While Allen has gone to retrieve the car, Tony arrives to Elizondo's horror. He remarks that Stewart is early for his scheduled appearance, to which the champ replies something to the effect of "Yeah, kind of my thing." That isn't an exact quote but you get the drift. I howled in laughter, and I'm sure most of the other NASCAR viewers who are aware that Tony is never early or even on time for anything did as well. It was the single most golden moment of the episode.

Tony wants to see the car and keeps reaching for the cord to pull the curtain up, only to be continuously distracted by Elizondo. Elizondo offers to show Stewart some of the equipment his shop sells, hoping to buy Allen and the employee enough time to get the car back before Stewart raises the curtain and goes beserk. Meanwhile, we again find Allen and the annoying employee with the car. Allen tells the employee to push the car while he steers, but the employee claims to have thrown his back out. He eggs Allen into driving the car, having seen the gleam in his eye when describing what a thrill it must be to lead a pack of cars at Talladega earlier in the episode. Allen says, "I'm going to start this car, I'm going to drive this car, and if I don't kill myself in this car, I'm going to get out and kick your butt." Only he didn't say "butt," the only instance of profanity in the episode.

Allen then fires the car up and lets loose in a series of wild donuts.

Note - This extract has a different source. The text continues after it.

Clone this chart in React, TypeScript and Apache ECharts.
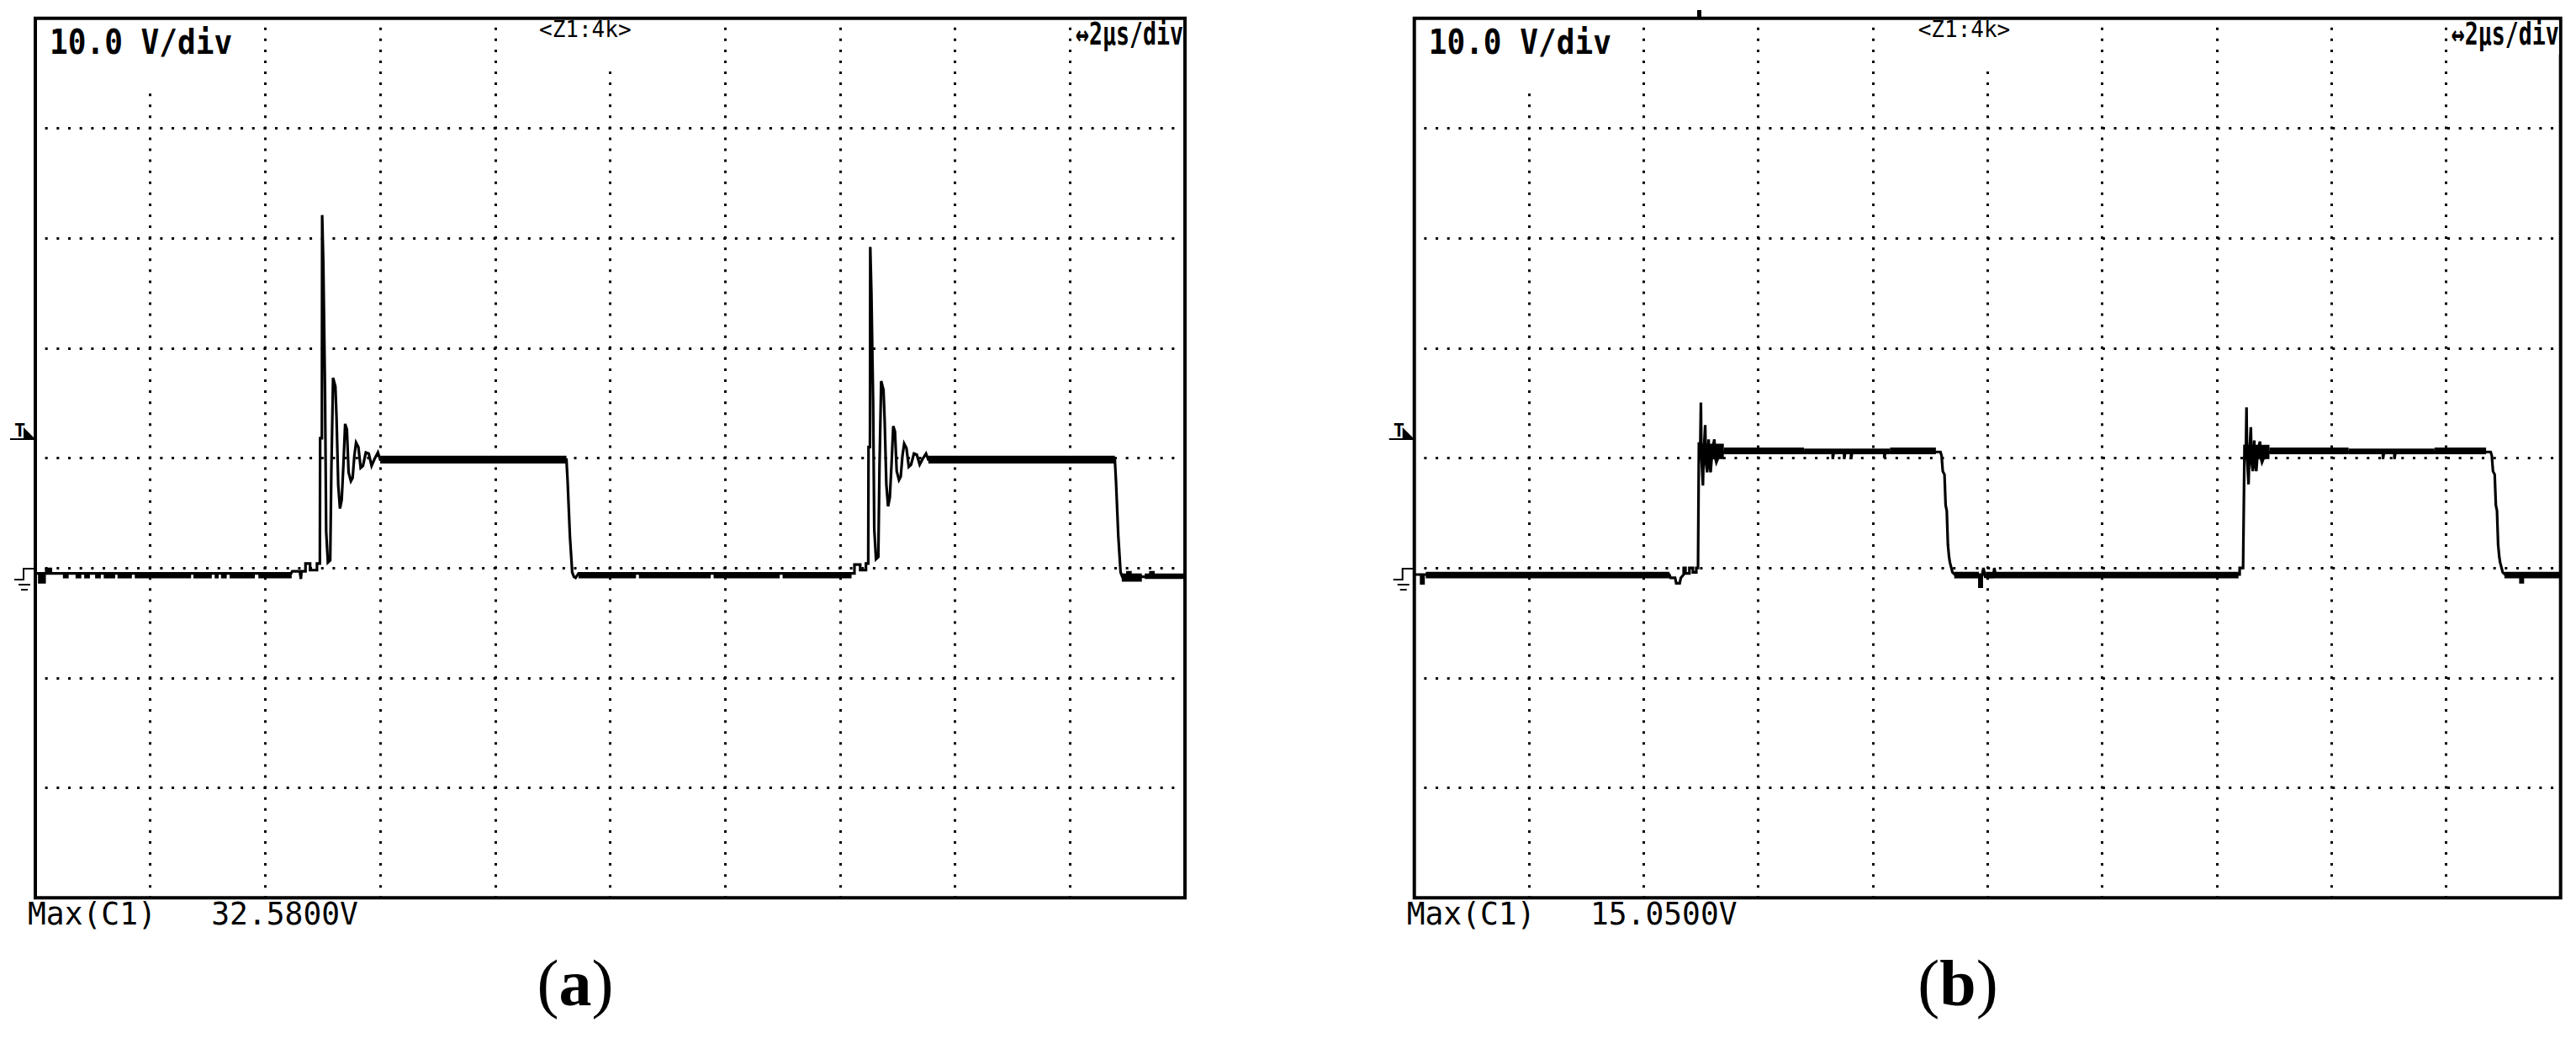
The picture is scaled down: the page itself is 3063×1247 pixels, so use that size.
import React, { useEffect, useRef } from 'react';
import * as echarts from 'echarts';

// Oscilloscope screens: 10 div x 2 µs/div (time, µs), 8 div x 10 V/div (voltage, V)
const timeMin = 0;
const timeMax = 20;
const timeStep = 2;
const voltMin = -30;
const voltMax = 50;
const voltStep = 10;

const panelLabels = ['(a)', '(b)'];
const scaleText = '10.0 V/div';
const zoomText = '<Z1:4k>';
const timeText = '↔2μs/div';
const maxTexts = ['Max(C1)   32.5800V', 'Max(C1)   15.0500V'];

// ---- Panel (a): [t µs, V]
const traceA: [number, number][] = [
  [0.0, -0.5], [0.07, -0.5], [0.07, -1.3], [0.1, -1.3], [0.1, -0.5], [0.13, -0.5], [0.13, -1.3], [0.16, -1.3],
  [0.16, -0.5], [0.19, -0.5], [0.19, -0.1], [0.22, -0.1], [0.22, -0.5], [0.25, -0.5], [0.25, -0.1], [0.27, -0.1],
  [0.27, -0.5], [4.45, -0.5], [4.47, -0.3], [4.6, -0.3], [4.62, -1.0], [4.63, -0.3], [4.7, -0.3], [4.7, 0.4],
  [4.78, 0.4], [4.78, -0.2], [4.9, -0.2], [4.9, 0.4], [4.95, 0.4],
  [4.955, 11.8], [4.985, 11.8], [4.99, 32.1], [5.0, 32.1], [5.01, 27.7], [5.04, 15.9], [5.06, 3.3], [5.09, 0.5],
  [5.13, 0.7], [5.15, 8.9], [5.18, 17.3], [5.22, 16.5], [5.24, 13.7], [5.27, 7.5], [5.3, 5.4], [5.33, 6.2],
  [5.36, 9.4], [5.39, 13.1], [5.42, 12.6], [5.45, 8.7], [5.49, 7.9], [5.52, 8.2], [5.55, 10.2], [5.58, 11.4],
  [5.62, 11.0], [5.66, 9.1], [5.7, 9.3], [5.75, 10.5], [5.8, 10.4], [5.85, 9.3], [5.9, 9.9], [5.96, 10.5], [6.0, 9.85],
  [9.24, 9.85], [9.26, 7.9], [9.3, 2.9], [9.34, -0.4], [9.37, -0.8], [9.4, -0.9], [9.45, -0.5],
  [14.25, -0.5], [14.25, 0.3], [14.35, 0.3], [14.35, -0.2], [14.45, -0.2], [14.45, 0.4], [14.49, 0.4],
  [14.495, 11.0], [14.52, 11.0], [14.525, 29.2], [14.535, 29.2], [14.545, 25.0], [14.575, 15.0], [14.595, 3.5],
  [14.625, 0.8], [14.665, 1.0], [14.685, 9.0], [14.715, 17.0], [14.755, 16.2], [14.775, 13.5], [14.805, 7.6],
  [14.835, 5.6], [14.865, 6.4], [14.895, 9.4], [14.925, 12.9], [14.955, 12.4], [14.985, 8.8], [15.025, 8.0],
  [15.055, 8.3], [15.085, 10.2], [15.115, 11.3], [15.155, 10.9], [15.195, 9.2], [15.235, 9.4], [15.285, 10.4],
  [15.335, 10.3], [15.385, 9.4], [15.435, 9.9], [15.495, 10.4], [15.535, 9.85],
  [18.78, 9.85], [18.8, 7.9], [18.84, 2.9], [18.88, -0.4], [18.91, -0.8], [19.0, -0.8], [19.0, -0.4], [19.05, -0.4],
  [19.05, -0.8], [19.4, -0.8], [19.4, -0.4], [19.45, -0.4], [19.45, -0.7], [20.0, -0.7],
];
// noisy spans of trace (a): [t start, t end, V low, V high]
const noiseA: [number, number, number, number][] = [
  [0.48, 0.58, -0.95, -0.4], [0.7, 0.8, -0.95, -0.4], [0.85, 0.95, -0.95, -0.4], [1.04, 1.14, -0.95, -0.4],
  [1.19, 1.39, -0.95, -0.4], [1.43, 1.68, -0.95, -0.4], [1.73, 2.71, -0.95, -0.4], [2.75, 3.07, -0.95, -0.4],
  [3.12, 3.19, -0.95, -0.4], [3.23, 3.33, -0.95, -0.4], [3.38, 3.82, -0.95, -0.4], [3.88, 4.46, -0.95, -0.4],
  [6.0, 9.24, 9.5, 10.2],
  [9.45, 10.45, -0.95, -0.4], [10.5, 11.75, -0.95, -0.4], [11.8, 12.95, -0.95, -0.4],
  [13.0, 14.2, -0.95, -0.4],
  [15.535, 18.78, 9.5, 10.2],
  [18.9, 19.25, -1.25, -0.5], [19.3, 19.99, -1.0, -0.5],
];

// ---- Panel (b): [t µs, V]
const traceB: [number, number][] = [
  [0.0, -0.6], [0.12, -0.6], [0.12, -1.4], [0.16, -1.4], [0.16, -0.6], [4.45, -0.6], [4.47, -0.9], [4.55, -0.9],
  [4.57, -1.4], [4.63, -1.4], [4.65, -0.9], [4.7, -0.6], [4.7, 0.0], [4.73, 0.0], [4.73, -0.5], [4.8, -0.5],
  [4.8, 0.0], [4.86, 0.0], [4.86, -0.4], [4.92, -0.4], [4.92, 0.0], [4.95, 0.0],
  [4.965, 11.3], [4.99, 11.3], [5.0, 15.05], [5.01, 10.0], [5.035, 7.5], [5.05, 10.5], [5.075, 13.0], [5.09, 9.5],
  [5.11, 8.7], [5.135, 11.7], [5.15, 9.5], [5.17, 8.7], [5.2, 10.8], [5.235, 11.7], [5.25, 10.0], [5.27, 9.6],
  [5.3, 10.0], [5.33, 10.4], [5.4, 10.55],
  [7.3, 10.55], [7.3, 9.9], [7.32, 10.55], [7.5, 10.55], [7.5, 9.9], [7.52, 10.55], [7.62, 10.55], [7.62, 9.9],
  [7.64, 10.55], [8.2, 10.55], [8.2, 10.0], [8.22, 10.55],
  [9.18, 10.55], [9.2, 10.2], [9.22, 8.8], [9.25, 8.5], [9.27, 5.7], [9.29, 5.2], [9.31, 2.1], [9.33, 1.0],
  [9.345, 0.5], [9.39, -0.4], [9.43, -0.6], [9.86, -0.6], [9.86, -1.7], [9.9, -1.7], [9.9, -0.8], [9.93, 0.0],
  [9.96, -0.8], [10.1, -0.8], [10.12, 0.0], [10.14, -0.6], [14.4, -0.6], [14.4, 0.0], [14.46, 0.0],
  [14.485, 11.1], [14.51, 11.1], [14.52, 14.6], [14.53, 10.0], [14.555, 7.6], [14.57, 10.4], [14.595, 12.8],
  [14.61, 9.5], [14.63, 8.8], [14.655, 11.6], [14.67, 9.5], [14.69, 8.8], [14.72, 10.8], [14.755, 11.5],
  [14.77, 10.0], [14.79, 9.6], [14.82, 10.0], [14.85, 10.4], [14.92, 10.55],
  [16.9, 10.55], [16.9, 9.9], [16.92, 10.55], [17.1, 10.55], [17.1, 9.9], [17.12, 10.55],
  [18.78, 10.55], [18.8, 10.2], [18.82, 8.8], [18.85, 8.5], [18.87, 5.7], [18.89, 5.2], [18.91, 2.1], [18.93, 1.0],
  [18.945, 0.5], [18.99, -0.4], [19.03, -0.6], [19.3, -0.6], [19.3, -1.3], [19.34, -1.3], [19.34, -0.6], [20.0, -0.6],
];
const noiseB: [number, number, number, number][] = [
  [0.2, 4.45, -0.95, -0.35],
  [4.97, 5.4, 9.9, 11.3],
  [5.4, 6.8, 10.35, 10.95], [6.8, 8.3, 10.35, 10.85], [8.3, 9.1, 10.35, 10.95],
  [9.42, 9.85, -0.95, -0.35], [9.97, 14.38, -0.95, -0.35],
  [14.49, 14.92, 9.9, 11.2],
  [14.92, 16.3, 10.35, 10.95], [16.3, 17.8, 10.35, 10.85], [17.8, 18.7, 10.35, 10.95],
  [19.02, 20.0, -0.95, -0.35],
];

const traces = [traceA, traceB];
const noises = [noiseA, noiseB];

// layout (px)
const GRID_TOP = 21.7;
const GRID_H = 1045.5;
const panels = [
  { left: 42, width: 1367, labelX: 684 },
  { left: 1681.7, width: 1363, labelX: 2328 },
];

const MONO = '"DejaVu Sans Mono", "Liberation Mono", monospace';

function text(x: number, y: number, t: string, size: number, opt: any = {}) {
  return {
    type: 'text',
    x,
    y,
    scaleX: opt.sx ?? 1,
    z: 110,
    style: {
      text: t,
      fill: '#000',
      fontFamily: opt.family ?? MONO,
      fontSize: size,
      fontWeight: opt.bold ? 'bold' : 'normal',
      textAlign: opt.align ?? 'left',
      textVerticalAlign: 'middle',
      align: opt.align ?? 'left',
      verticalAlign: 'middle',
      rich: opt.rich,
    },
  };
}

function panelGraphics(i: number) {
  const p = panels[i];
  const gx = p.left;
  const gr = p.left + p.width;
  const els: any[] = [];
  // white boxes under screen annotations
  els.push({ type: 'rect', z: 105, shape: { x: gx + 6, y: GRID_TOP + 4, width: 250, height: 78 }, style: { fill: '#fff' } });
  els.push({ type: 'rect', z: 105, shape: { x: gx + 593, y: GRID_TOP + 3, width: 120, height: 60 }, style: { fill: '#fff' } });
  els.push({ type: 'rect', z: 105, shape: { x: gr - 134, y: GRID_TOP + 3, width: 132, height: 40 }, style: { fill: '#fff' } });
  els.push(text(gx + 17, 50, scaleText, 41, { bold: true, sx: 0.88 }));
  els.push(text(gx + 599, 35, zoomText, 26, {}));
  els.push(text(gr - 2, 40, timeText, 38, { bold: true, sx: 0.7, align: 'right' }));
  els.push(text(gx - 9, 1086, maxTexts[i], 37, { sx: 0.98 }));
  // trigger marker
  els.push(text(gx - 25, 511, 'T', 22, { bold: true }));
  els.push({ type: 'line', z: 110, shape: { x1: gx - 30, y1: 522, x2: gx, y2: 522 }, style: { stroke: '#000', lineWidth: 2 } });
  els.push({ type: 'polygon', z: 110, shape: { points: [[gx - 14, 508], [gx, 522], [gx - 14, 522]] }, style: { fill: '#000' } });
  // ground marker
  els.push({ type: 'polyline', z: 110, shape: { points: [[gx - 25, 689], [gx - 14, 689], [gx - 14, 676], [gx, 676]] }, style: { stroke: '#000', lineWidth: 2, fill: null } });
  els.push({ type: 'line', z: 110, shape: { x1: gx - 20, y1: 695, x2: gx - 6, y2: 695 }, style: { stroke: '#000', lineWidth: 2 } });
  els.push({ type: 'line', z: 110, shape: { x1: gx - 17, y1: 701, x2: gx - 9, y2: 701 }, style: { stroke: '#000', lineWidth: 2 } });
  // panel label
  els.push(text(p.labelX, 1168, '({b|' + panelLabels[i].slice(1, 2) + '})', 78, {
    family: '"Liberation Serif", "Times New Roman", serif',
    align: 'center',
    rich: { b: { fontWeight: 'bold', fontSize: 78, fontFamily: '"Liberation Serif", "Times New Roman", serif' } },
  }));
  return els;
}

export default function App() {
  const ref = useRef<HTMLDivElement>(null);
  useEffect(() => {
    document.body.style.margin = '0';
    const chart = echarts.init(ref.current!, undefined, { renderer: 'svg', width: 3063, height: 1247 });
    const grids = panels.map((p) => ({
      left: p.left,
      top: GRID_TOP,
      width: p.width,
      height: GRID_H,
      show: true,
      borderColor: '#000',
      borderWidth: 4,
      backgroundColor: 'transparent',
    }));
    const xAxes = panels.map((p, i) => ({
      type: 'value',
      gridIndex: i,
      min: timeMin,
      max: timeMax,
      interval: timeStep,
      axisLine: { show: false },
      axisTick: { show: false },
      axisLabel: { show: false },
      splitLine: { show: true, lineStyle: { color: '#000', width: 3, type: [3, 10.07], dashOffset: 1.5 } },
    }));
    const yAxes = panels.map((p, i) => ({
      type: 'value',
      gridIndex: i,
      min: voltMin,
      max: voltMax,
      interval: voltStep,
      axisLine: { show: false },
      axisTick: { show: false },
      axisLabel: { show: false },
      splitLine: { show: true, lineStyle: { color: '#000', width: 3, type: [3, 10.67], dashOffset: 1.5 } },
    }));
    const series: any[] = [];
    panels.forEach((p, i) => {
      series.push({
        type: 'custom',
        xAxisIndex: i,
        yAxisIndex: i,
        clip: true,
        z: 3,
        data: noises[i],
        encode: { x: [0, 1], y: [2, 3] },
        renderItem: (params: any, api: any) => {
          const a = api.coord([api.value(0), api.value(3)]);
          const b = api.coord([api.value(1), api.value(2)]);
          return {
            type: 'rect',
            shape: { x: a[0], y: a[1], width: b[0] - a[0], height: b[1] - a[1] },
            style: { fill: '#000' },
          };
        },
      });
      series.push({
        type: 'line',
        xAxisIndex: i,
        yAxisIndex: i,
        data: traces[i],
        showSymbol: false,
        symbol: 'none',
        clip: true,
        z: 4,
        lineStyle: { color: '#000', width: 3.2, join: 'miter' },
      });
    });
    chart.setOption({
      animation: false,
      backgroundColor: '#fff',
      grid: grids,
      xAxis: xAxes,
      yAxis: yAxes,
      series,
      graphic: { elements: [...panelGraphics(0), ...panelGraphics(1),
        { type: 'rect', z: 110, shape: { x: 2018, y: 12, width: 5, height: 10 }, style: { fill: '#000' } }] },
    });
    return () => chart.dispose();
  }, []);
  return <div ref={ref} style={{ position: 'fixed', left: 0, top: 0, width: 3063, height: 1247, background: '#fff' }} />;
}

In the story linked above, Allen revealed that he actually floated the valves in the engine but was unaware until Stewart informed him afterwards.

Stocked up with all kinds of free outdoor gear he will likely never use, Tony finally makes his way back to the curtain and lifts it up. The car is back, with Allen and the employee standing next to it. They try to fib, saying that they were just checking out the left-side of the race car, but Tony can tell it has been driven. Allen fesses up, at which point Stewart demands his keys to even up the score. Allen claims that Tony would flip his truck if he tried to do donuts, which Tony says is the entire idea. Elizondo comes to Allen's aid, saying that two wrongs don't make a right. Tony offers to make the Outdoor Man logo twice as big, to which Elizondo replies "Give him the keys."

The episode unfortunately hits a low point at the very end when Allen declares to his wife that he "drove a NASCAR." I cringed, then scowled. Someone referring to a NASCAR stock car as a "NASCAR" chafes my butt like few things can. Does that mean next Friday, we'll be watching them race NASTrucks? Good grief.

All in all, that bit of irritation aside, it was a very entertaining show. Seeing Hector Elizondo, whom I've only seen as this wise, fatherly sage of sorts interacting with my racing hero and declaring that he wanted to kiss the hood of his car was especially a treat. For NASCAR fans and especially Tony Stewart fans who got all the in-jokes and what have you, it was a nice little taste of the sport we love ahead of this weekend's Budweiser Shootout. And hopefully the scene of the No. 14 Chevrolet spinning celebratory donuts was a preview of February 26's Daytona 500 - with Smoke behind the wheel, of course.